* _Work to do_: Look at the data below and print exactly the lines from its first line through the line with "return amp * np.interp(t, jit_t, vals)"; the pictures stay out of the copy.

____

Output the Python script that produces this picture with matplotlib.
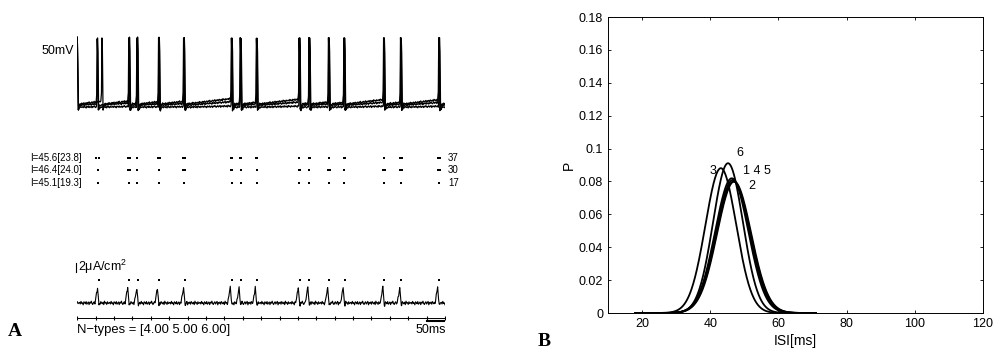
import numpy as np
import matplotlib
matplotlib.use('Agg')
import matplotlib.pyplot as plt
from matplotlib.ticker import FormatStrFormatter

plt.rcParams['font.family'] = ['Liberation Sans', 'DejaVu Sans']
plt.rcParams['mathtext.fontset'] = 'custom'
plt.rcParams['mathtext.rm'] = 'Liberation Sans'

# --- panel A data (ms) ---
spikes_v1 = [67, 141, 163, 222, 290, 420, 444, 488, 604, 631, 684, 726, 834, 880, 984]
spikes_v2 = [55, 142, 164, 223, 291, 421, 445, 489, 605, 632, 685, 727, 835, 881, 985]
spikes_v3 = [54, 140, 162, 221, 289, 419, 443, 487, 603, 630, 683, 725, 833, 879, 983]
v_reset = [-62.5, -66.5, -64.0]      # mV level after each spike
v_slope = [0.055, 0.012, 0.035]      # mV/ms drift between spikes

raster_rows = [
    [52, 58, 138, 142, 163, 220, 224, 288, 292, 418, 422, 442, 446, 486, 490,
     604, 629, 633, 684, 724, 728, 834, 878, 882, 982, 986],
    [55, 139, 143, 163, 222, 288, 292, 418, 422, 444, 488, 602, 606, 631,
     682, 686, 726, 832, 836, 878, 883, 982, 986],
    [55, 141, 163, 222, 290, 420, 444, 488, 604, 631, 684, 726, 834, 880, 984],
]
row_labels = ['I=45.6[23.8]', 'I=46.4[24.0]', 'I=45.1[19.3]']
row_counts = ['37', '30', '17']

events = [59, 141, 166, 222, 293, 420, 444, 488, 605, 631, 685, 727, 835, 881, 984]
current_amp = [3.4, 3.6, 3.3, 3.4, 3.5, 3.6, 3.4, 3.3, 3.5, 3.6, 3.4, 3.5, 3.6, 3.4, 3.5]
jitter = [0.3, -0.5, 0.8, -0.2, 0.1, -0.9, 0.6, 0.2, -0.4, 0.7, -0.6, 0.0, 0.5, -0.8,
          0.4, -0.1, 0.9, -0.3, -0.7, 0.2, 0.6, -0.5, 0.1, 0.8, -0.9, 0.3, -0.2, 0.5,
          -0.6, 0.7, 0.0, -0.4, 0.4, -0.8, 0.9, -0.1, 0.2, -0.7, 0.6, -0.3, 0.1]

# --- panel B data: fitted ISI distributions ---
isi_mean = [46.6, 47.0, 43.1, 46.3, 46.8, 45.2]
isi_sd = [4.93, 4.99, 4.53, 4.87, 4.99, 4.38]
curve_labels = ['3', '6', '1 4 5', '2']

t = np.arange(0, 1000.25, 0.25)
jit_t = np.arange(0, 1000 + 2 * len(jitter), 2.0)


def noise(shift, amp):
    vals = np.resize(np.roll(jitter, shift), len(jit_t))
    return amp * np.interp(t, jit_t, vals)


def voltage(spikes, reset, slope, peak=20.0, ahp=-70.0):
    kt, kv = [0, 3, 6], [peak, ahp, reset]
    last = 6
    for ts in spikes:
        pre = min(reset + slope * (ts - 3 - last), -55)
        kt += [ts - 3, ts - 1.2, ts, ts + 1.2, ts + 3, ts + 7]
        kv += [pre, pre + 12, peak, peak - 15, ahp, reset]
        last = ts + 7
    kt.append(1000)
    kv.append(min(reset + slope * (1000 - last), -55))
    return np.interp(t, kt, kv)


def current():
    out = np.zeros_like(t)
    for ts, a in zip(events, current_amp):
        out += np.interp(t, [ts - 11, ts - 4, ts, ts + 3], [0, a, -0.5, 0], left=0, right=0)
    return out


fig = plt.figure(figsize=(10, 3.59), dpi=100)
X0, W = 77.3 / 1000, 367.7 / 1000


def fy(py):
    return 1 - py / 359


# voltage traces
ax_v = fig.add_axes([X0, fy(112), W, 77 / 359])
for i, sp in enumerate([spikes_v1, spikes_v2, spikes_v3]):
    ax_v.plot(t, voltage(sp, v_reset[i], v_slope[i]) + noise(7 * i, 1.4), color='black', lw=0.9)
ax_v.set_xlim(0, 1000)
ax_v.set_ylim(-72.5, 23.75)
ax_v.axis('off')

# raster
ax_r = fig.add_axes([X0, fy(190), W, 40 / 359])
for k, row in enumerate(raster_rows):
    yv = 3 - k
    ax_r.plot(row, [yv] * len(row), 's', color='black', ms=1.6, mew=0)
    ax_r.text(0.013, yv, row_labels[k], transform=ax_r.get_yaxis_transform(),
              ha='right', va='center', fontsize=7)
    ax_r.text(1.008, yv, row_counts[k], transform=ax_r.get_yaxis_transform(),
              ha='left', va='center', fontsize=7)
ax_r.set_xlim(0, 1000)
ax_r.set_ylim(0.40, 3.68)
ax_r.axis('off')

# current trace
ax_i = fig.add_axes([X0, fy(325), W, 70 / 359])
ax_i.plot(t, current() + noise(3, 0.45), color='black', lw=0.8)
ax_i.plot(events, [5.1] * len(events), 's', color='black', ms=1.6, mew=0)
ticks = np.arange(0, 1001, 50)
ax_i.plot([0, 1000], [-3.4, -3.4], color='black', lw=0.7)
ax_i.plot(ticks, [-3.4] * len(ticks), '|', color='black', ms=2.5, mew=0.8)
ax_i.plot([950, 1000], [-4.0, -4.0], color='black', lw=1.5)
ax_i.plot([-3.5, -3.5], [7, 9], color='black', lw=0.8, clip_on=False)
ax_i.text(2, 8, '2μA/cm$^2$', ha='left', va='center', fontsize=9)
ax_i.set_xlim(0, 1000)
ax_i.set_ylim(-4.89, 10.67)
ax_i.axis('off')

fig.text(0.074, fy(51), '50mV', ha='right', va='center', fontsize=9)
fig.text(0.077, fy(330), 'N−types = [4.00 5.00 6.00]', ha='left', va='center', fontsize=9.4)
fig.text(0.446, fy(330), '50ms', ha='right', va='center', fontsize=9)
fig.text(0.008, fy(331), 'A', ha='left', va='center', fontsize=14,
         family='Liberation Serif', weight='bold')
fig.text(0.538, fy(342), 'B', ha='left', va='center', fontsize=14,
         family='Liberation Serif', weight='bold')

# panel B
ax = fig.add_axes([0.608, fy(313), 0.375, 296 / 359])
x = np.linspace(18, 71, 400)
for m, s in zip(isi_mean, isi_sd):
    p = np.exp(-0.5 * ((x - m) / s) ** 2) / (s * np.sqrt(2 * np.pi))
    ax.plot(x, p, color='black', lw=1.3)
for lab, (lx, ly) in zip(curve_labels, [(40.8, 0.0863), (47.8, 0.0973), (49.6, 0.0863), (51.1, 0.0772)]):
    ax.text(lx, ly, lab, fontsize=9, ha='left' if lab != '3' else 'center', va='center')
ax.set_xlim(10, 120)
ax.set_ylim(0, 0.18)
ax.set_xticks(np.arange(20, 121, 20))
ax.set_yticks(np.arange(0, 0.181, 0.02))
ax.yaxis.set_major_formatter(FormatStrFormatter('%g'))
ax.tick_params(direction='in', top=True, right=True, length=2.5, width=0.6,
               labelsize=9, pad=3.5)
for sp in ax.spines.values():
    sp.set_linewidth(0.7)
ax.set_xlabel('ISI[ms]', fontsize=10, labelpad=3)
ax.set_ylabel('P', fontsize=10, labelpad=2)

fig.savefig('out.png', dpi=100)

____

* _Result of the task_:
Output the Python script that produces this picture with matplotlib.
import numpy as np
import matplotlib
matplotlib.use('Agg')
import matplotlib.pyplot as plt
from matplotlib.ticker import FormatStrFormatter

plt.rcParams['font.family'] = ['Liberation Sans', 'DejaVu Sans']
plt.rcParams['mathtext.fontset'] = 'custom'
plt.rcParams['mathtext.rm'] = 'Liberation Sans'

# --- panel A data (ms) ---
spikes_v1 = [67, 141, 163, 222, 290, 420, 444, 488, 604, 631, 684, 726, 834, 880, 984]
spikes_v2 = [55, 142, 164, 223, 291, 421, 445, 489, 605, 632, 685, 727, 835, 881, 985]
spikes_v3 = [54, 140, 162, 221, 289, 419, 443, 487, 603, 630, 683, 725, 833, 879, 983]
v_reset = [-62.5, -66.5, -64.0]      # mV level after each spike
v_slope = [0.055, 0.012, 0.035]      # mV/ms drift between spikes

raster_rows = [
    [52, 58, 138, 142, 163, 220, 224, 288, 292, 418, 422, 442, 446, 486, 490,
     604, 629, 633, 684, 724, 728, 834, 878, 882, 982, 986],
    [55, 139, 143, 163, 222, 288, 292, 418, 422, 444, 488, 602, 606, 631,
     682, 686, 726, 832, 836, 878, 883, 982, 986],
    [55, 141, 163, 222, 290, 420, 444, 488, 604, 631, 684, 726, 834, 880, 984],
]
row_labels = ['I=45.6[23.8]', 'I=46.4[24.0]', 'I=45.1[19.3]']
row_counts = ['37', '30', '17']

events = [59, 141, 166, 222, 293, 420, 444, 488, 605, 631, 685, 727, 835, 881, 984]
current_amp = [3.4, 3.6, 3.3, 3.4, 3.5, 3.6, 3.4, 3.3, 3.5, 3.6, 3.4, 3.5, 3.6, 3.4, 3.5]
jitter = [0.3, -0.5, 0.8, -0.2, 0.1, -0.9, 0.6, 0.2, -0.4, 0.7, -0.6, 0.0, 0.5, -0.8,
          0.4, -0.1, 0.9, -0.3, -0.7, 0.2, 0.6, -0.5, 0.1, 0.8, -0.9, 0.3, -0.2, 0.5,
          -0.6, 0.7, 0.0, -0.4, 0.4, -0.8, 0.9, -0.1, 0.2, -0.7, 0.6, -0.3, 0.1]

# --- panel B data: fitted ISI distributions ---
isi_mean = [46.6, 47.0, 43.1, 46.3, 46.8, 45.2]
isi_sd = [4.93, 4.99, 4.53, 4.87, 4.99, 4.38]
curve_labels = ['3', '6', '1 4 5', '2']

t = np.arange(0, 1000.25, 0.25)
jit_t = np.arange(0, 1000 + 2 * len(jitter), 2.0)


def noise(shift, amp):
    vals = np.resize(np.roll(jitter, shift), len(jit_t))
    return amp * np.interp(t, jit_t, vals)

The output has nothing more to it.